Project Wickenby emphasises AML/CTF importance

taxation australian securities and investments commission australian taxation office

25 July 2006
| By Darin Tyson-Chan |

A partner at one of Australia’s leading chartered accounting firms believes the arrest of three men as a result of the cross-agency exercise Project Wickenby highlights the significance the Anti-Money Laundering and Counter Terrorism Financing (AML/CTF) legislation will have for financial institutions.

Deloitte forensic partner Chris Cass said: “There’ll be many more institutions in Australia that will need to do the due diligence checks to make sure that they don’t end up with the proceeds of crime from people who perhaps get caught in one of these inter-agency sweeps.”

He said aside from the potential criminal and legal implications a situation like this can pose, institutions that get caught with these sorts of assets will suffer financially once the legislation is implemented.
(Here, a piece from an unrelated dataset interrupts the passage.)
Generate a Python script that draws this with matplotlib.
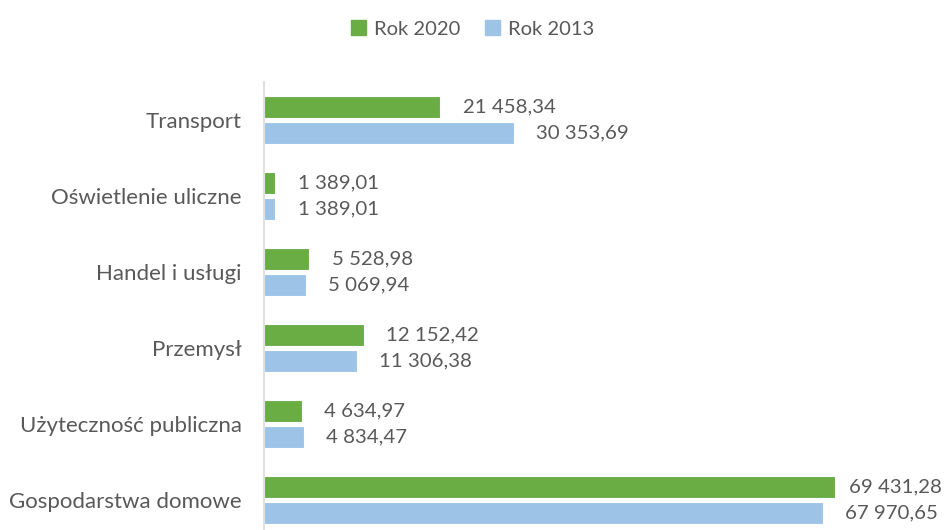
import numpy as np
import matplotlib.pyplot as plt
from matplotlib.patches import Patch

plt.rcParams['font.family'] = ['Lato', 'DejaVu Sans']

categories = ["Transport", "Oświetlenie uliczne", "Handel i usługi",
              "Przemysł", "Użyteczność publiczna", "Gospodarstwa domowe"]
rok_2020 = [21458.34, 1389.01, 5528.98, 12152.42, 4634.97, 69431.28]
rok_2013 = [30353.69, 1389.01, 5069.94, 11306.38, 4834.47, 67970.65]

green = "#6aad45"
blue = "#9dc3e6"
txt = "#595959"


def fmt(v):
    s = f"{v:,.2f}"
    return s.replace(",", " ").replace(".", ",")


fig = plt.figure(figsize=(9.45, 5.3), dpi=100)
ax = fig.add_axes([264 / 945, -8 / 530, (922 - 264) / 945, (538 - 82) / 530])

y = np.arange(len(categories))
off = 0.17
h = 0.3
ax.barh(y - off, rok_2020, height=h, color=green, edgecolor="white", linewidth=0.8)
ax.barh(y + off, rok_2013, height=h, color=blue, edgecolor="white", linewidth=0.8)

labels = []
for yi, v in zip(y, rok_2020):
    labels.append(ax.annotate(fmt(v), (v, yi - off), xytext=(16, 0), textcoords="offset points",
                              va="center", ha="left", fontsize=14.7, color=txt))
for yi, v in zip(y, rok_2013):
    labels.append(ax.annotate(fmt(v), (v, yi + off), xytext=(16, 0), textcoords="offset points",
                              va="center", ha="left", fontsize=14.7, color=txt))

ax.set_xlim(0, 80000)
ax.set_ylim(len(categories) - 0.5, -0.5)
ax.set_yticks(y)
ax.set_yticklabels(categories, fontsize=16, color=txt)
ax.tick_params(axis="y", length=0, pad=16)
ax.set_xticks([])
for s in ["top", "right", "bottom"]:
    ax.spines[s].set_visible(False)
ax.spines["left"].set_color("#d9d9d9")
ax.spines["left"].set_linewidth(1.2)

handles = [Patch(color=green, label="Rok 2020"), Patch(color=blue, label="Rok 2013")]
fig.legend(handles=handles, loc="center", bbox_to_anchor=(0.5, 1 - 29 / 530), ncol=2,
           frameon=False, fontsize=14.5, labelcolor=txt, handlelength=0.75,
           handleheight=0.75, handletextpad=0.4, columnspacing=1.2)

# keep labels inside the figure, like the original does
fig.canvas.draw()
r = fig.canvas.get_renderer()
for t in labels:
    bb = t.get_window_extent(r)
    if bb.x1 > 942:
        dx = (bb.x1 - 942) * 72 / fig.dpi
        t.xyann = (16 - dx, 0)

fig.savefig("out.png", dpi=100)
“I’ve co-presented with the Australian Federal Police on anti-money laundering presentations and they say they just come in and seize the proceeds of crime, and if the institution happens to be the one that ended up with the money at the time the action was launched that’s just bad luck,” Cass said.

Moreover, he feels there will be a culture shift whereby federal agencies will monitor how sound each major financial company’s anti-money laundering procedures are in order to facilitate operations like Wickenby in the future.

“I think the police will get to know institutions that have very robust controls, and I think this will help the police and these other agencies do their investigations,” Cass said.

Three directors of a regional telephone directories business were charged last week with conspiring to defraud the Australian Taxation Office (ATO) of $6.6 million.

The operation was led by the ATO and involved the cooperation of the Australian Crime Commission, the Australian Federal Police, the Australian Securities and Investments Commission and the Commonwealth Director of Public Prosecutions.